News in brief - 6 February 2026

Scottish Widows has opened private markets to its workplace pension savers.

The firm has launched two new workplace pension options, Lifetime Investment Plus and Lifetime Investment Extra, giving members access to private market investments through bespoke long-term asset funds (LTAFs). The options will sit within its Lifetime Investment suite and introduce allocations of approximately 11 per cent and 23 per cent, respectively, to private markets, spanning private equity, venture capital, infrastructure, and private credit. The growth-phase portfolio is managed by Aberdeen Investments, while the diversified private credit portfolio is managed by BNP Paribas Asset Management, with Scottish Widows also drawing on Lloyds Banking Group’s origination capabilities. Scottish Widows managing director of pensions and retirement, Graeme Bold, said the move was a major milestone in improving long-term outcomes for savers, while Scottish Widows chief investment officer, Kevin Doran, added the portfolios would give members exposure to unlisted growth opportunities alongside diversification benefits.

The London Pensions Fund Authority (LPFA) has updated its equities dashboard through a new partnership with Minerva Analytics.

The upgraded platform aims to strengthen transparency and accountability around where the LPFA Pension Fund is invested.
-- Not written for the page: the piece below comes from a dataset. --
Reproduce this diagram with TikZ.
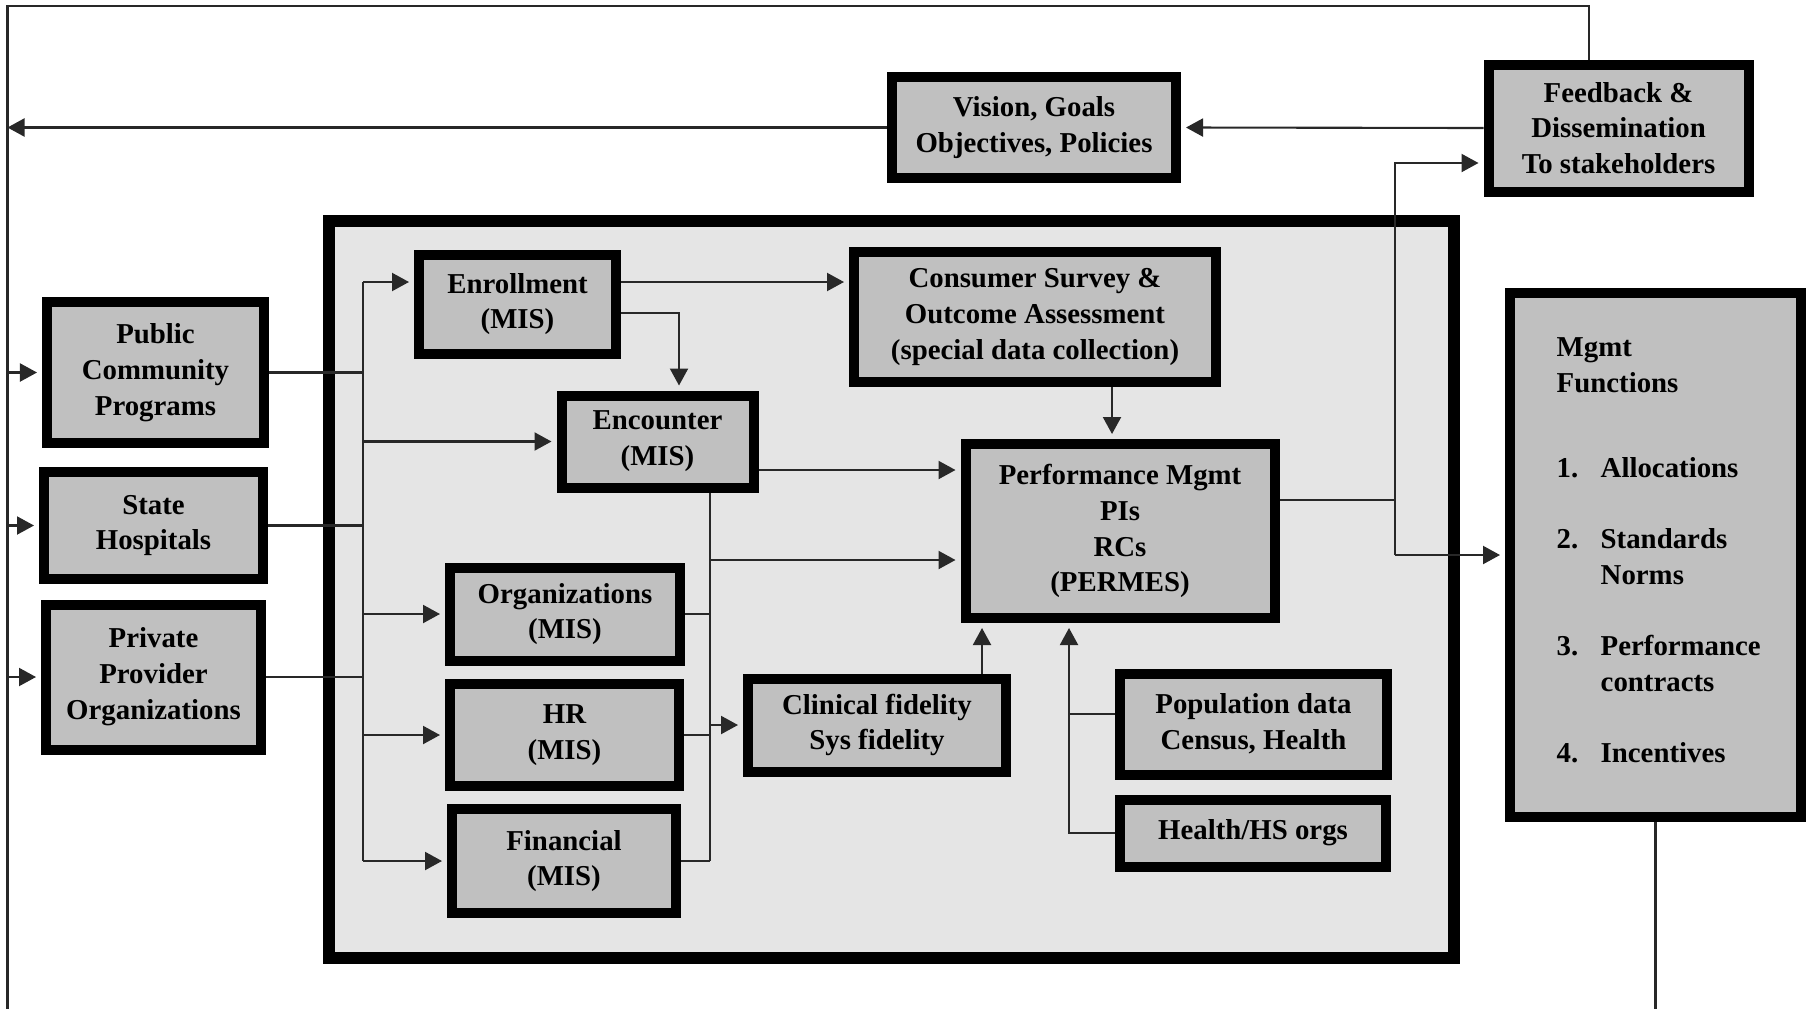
\documentclass[tikz,border=0pt]{standalone}
\usepackage{fontspec}
\setmainfont{Liberation Serif}
\usetikzlibrary{arrows.meta, positioning, calc}
\definecolor{boxgray}{RGB}{192, 192, 192}
\definecolor{panelgray}{RGB}{229, 229, 229}
\definecolor{linegray}{RGB}{40, 40, 40}

\tikzset{
  blkbox/.style={draw=black, line width=1mm, fill=boxgray, align=center, inner sep=0pt, font=\fontsize{8.2}{10.2}\selectfont\bfseries},
  listtext/.style={align=left, inner sep=0pt, font=\fontsize{8.2}{10.2}\selectfont\bfseries},
  conn/.style={draw=linegray, line width=0.6pt},
  arr/.style={conn, -{Triangle[length=1.7mm, width=1.8mm]}, shorten >=0.5mm},
}

\begin{document}
\begin{tikzpicture}
  \useasboundingbox (0, 0) rectangle (18.11, 10.09);

  % Data panel
  \node[draw=black, line width=1.2mm, fill=panelgray, minimum width=11.25cm, minimum height=7.37cm] (panel) at (8.915, 4.195) {};

  % Top row
  \node[blkbox, minimum width=2.84cm, minimum height=1.01cm] (vision) at (10.34, 8.815) {Vision, Goals\\Objectives, Policies};
  \node[blkbox, minimum width=2.60cm, minimum height=1.27cm] (feedback) at (16.185, 8.81) {Feedback \&\\Dissemination\\To stakeholders};

  % Providers
  \node[blkbox, minimum width=2.17cm, minimum height=1.41cm] (public) at (1.555, 6.365) {Public\\Community\\Programs};
  \node[blkbox, minimum width=2.19cm, minimum height=1.07cm] (state) at (1.535, 4.835) {State\\Hospitals};
  \node[blkbox, minimum width=2.15cm, minimum height=1.45cm] (private) at (1.535, 3.32) {Private\\Provider\\Organizations};

  % MIS sources
  \node[blkbox, minimum width=1.97cm, minimum height=0.99cm] (enroll) at (5.175, 7.05) {Enrollment\\(MIS)};
  \node[blkbox, minimum width=1.92cm, minimum height=0.92cm] (encounter) at (6.575, 5.675) {Encounter\\(MIS)};
  \node[blkbox, minimum width=2.30cm, minimum height=0.93cm] (orgs) at (5.65, 3.95) {Organizations\\(MIS)};
  \node[blkbox, minimum width=2.29cm, minimum height=1.02cm] (hr) at (5.645, 2.74) {HR\\(MIS)};
  \node[blkbox, minimum width=2.24cm, minimum height=1.04cm] (financial) at (5.64, 1.48) {Financial\\(MIS)};

  % Other data
  \node[blkbox, minimum width=3.62cm, minimum height=1.30cm] (survey) at (10.35, 6.92) {Consumer Survey \&\\Outcome Assessment\\(special data collection)};
  \node[blkbox, minimum width=3.09cm, minimum height=1.74cm] (perf) at (11.20, 4.78) {Performance Mgmt\\PIs\\RCs\\(PERMES)};
  \node[blkbox, minimum width=2.58cm, minimum height=0.93cm] (clinical) at (8.77, 2.84) {Clinical fidelity\\Sys fidelity};
  \node[blkbox, minimum width=2.67cm, minimum height=1.01cm] (population) at (12.535, 2.85) {Population data\\Census, Health};
  \node[blkbox, minimum width=2.66cm, minimum height=0.67cm] (healthorgs) at (12.53, 1.76) {Health/HS orgs};

  % Management functions
  \node[blkbox, minimum width=2.91cm, minimum height=5.24cm] (mgmt) at (16.555, 4.54) {};
  \node[listtext, anchor=north west] (mgmtlist) at (15.56, 6.72) {Mgmt\\Functions\\[14pt]
    \makebox[4.4mm][l]{1.}Allocations\\[10pt]
    \makebox[4.4mm][l]{2.}Standards\\\hspace*{4.4mm}Norms\\[10pt]
    \makebox[4.4mm][l]{3.}Performance\\\hspace*{4.4mm}contracts\\[10pt]
    \makebox[4.4mm][l]{4.}Incentives};

  \coordinate (loopTL) at (0.075, 10.03);
  \coordinate (loopBL) at (0.075, 0);
  \coordinate (bus1) at (3.63, 7.27);
  \coordinate (bus2) at (7.10, 4.49);
  \coordinate (pin) at (11.12, 6.0);
  \coordinate (fidup) at (9.82, 2.84);
  \coordinate (popup) at (10.69, 1.76);
  \coordinate (outbus) at (13.95, 5.09);
  \coordinate (encout) at ([yshift=-0.285cm]encounter.east);
  \coordinate (popout) at ([yshift=0.1cm]population.west);
  \coordinate (fbin) at ([yshift=-0.35cm]feedback.west);

  % Outer loop
  \draw[conn] ([xshift=-0.295cm]feedback.north) |- (loopTL) -- (loopBL);
  \draw[conn] (mgmt.south) -- (mgmt.south |- loopBL);
  \draw[arr] (feedback.west) -- (vision.east);
  \draw[arr, shorten >=0pt] (vision.west) -- (vision.west -| loopTL);
  \foreach \b in {public, state, private}
    \draw[arr] (loopTL |- \b.west) -- (\b.west);
  \foreach \b in {public, state, private}
    \draw[conn] (\b.east) -- (\b.east -| bus1);

  % Bus into MIS
  \draw[conn] (bus1) -- (bus1 |- financial.west);
  \draw[arr] (bus1) -- (bus1 -| enroll.west);
  \foreach \b in {encounter, orgs, hr, financial}
    \draw[arr] (bus1 |- \b.west) -- (\b.west);

  % Enrollment and encounter
  \draw[arr] (bus1 -| enroll.east) -- (bus1 -| survey.west);
  \draw[arr] ([yshift=-0.09cm]enroll.east) -| ([xshift=0.215cm]encounter.north);
  \draw[arr] (survey.south -| pin) -- (perf.north -| pin);
  \draw[arr] (encout) -- (encout -| perf.west);

  % Bus into PERMES
  \draw[conn] (encounter.south -| bus2) -- (bus2 |- financial.east);
  \draw[arr] (bus2) -- (bus2 -| perf.west);
  \foreach \b in {orgs, hr, financial}
    \draw[conn] (\b.east) -- (\b.east -| bus2);
  \draw[arr] (bus2 |- clinical.west) -- (clinical.west);

  \draw[arr] (clinical.north -| fidup) -- (perf.south -| fidup);
  \draw[arr] (healthorgs.west) -| (perf.south -| popup);
  \draw[conn] (popout) -- (popout -| popup);

  % Outputs
  \draw[conn] (outbus -| perf.east) -- (outbus);
  \draw[arr] (outbus |- mgmt.west) |- (fbin);
  \draw[arr] (outbus |- mgmt.west) -- (mgmt.west);
\end{tikzpicture}
\end{document}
It will also allow users to filter holdings by detailed sector breakdowns using NACE classifications and by country of incorporation, and to sort companies by their proportion of the Global Equities Fund, managed by Local Pensions Partnership Investments (LPPI). Members will now be able to view the full global equities portfolio of around 220 companies. LPFA responsible investment manager, Paul Hewitt, said the enhancements responded directly to member feedback and provided clearer, more consistent accountability, while Minerva managing director for asset owner solutions, David Crum, claimed the partnership supported stewardship oversight as Local Government Pension Scheme (LGPS) assets moved into pooled arrangements.

Omnicore, the integrated distribution platform of Fintel Services, and Pension Lab have announced a new strategic partnership.
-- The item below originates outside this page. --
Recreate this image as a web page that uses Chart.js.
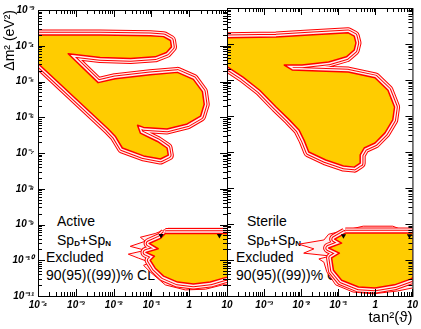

The partnership will enable Pension Lab's digital Letter of Authority (LoA) technology to be rolled out to advisers and advice firms across Simplybiz and threesixty via Omnicore. It will also give thousands of firms access to Pension Lab’s digital platform, designed to eliminate paper-based inefficiencies and accelerate LoA turnaround times across the full provider universe, supporting Consumer Duty and improving client outcomes. Omnicore managing director, Omni Invest, Fabian Wiesner, said the collaboration would remove a major administrative burden for advisers, while Pension Lab CEO and founder, Scott Phillips, argued that working with Fintel would accelerate the move towards a digital-first advice process.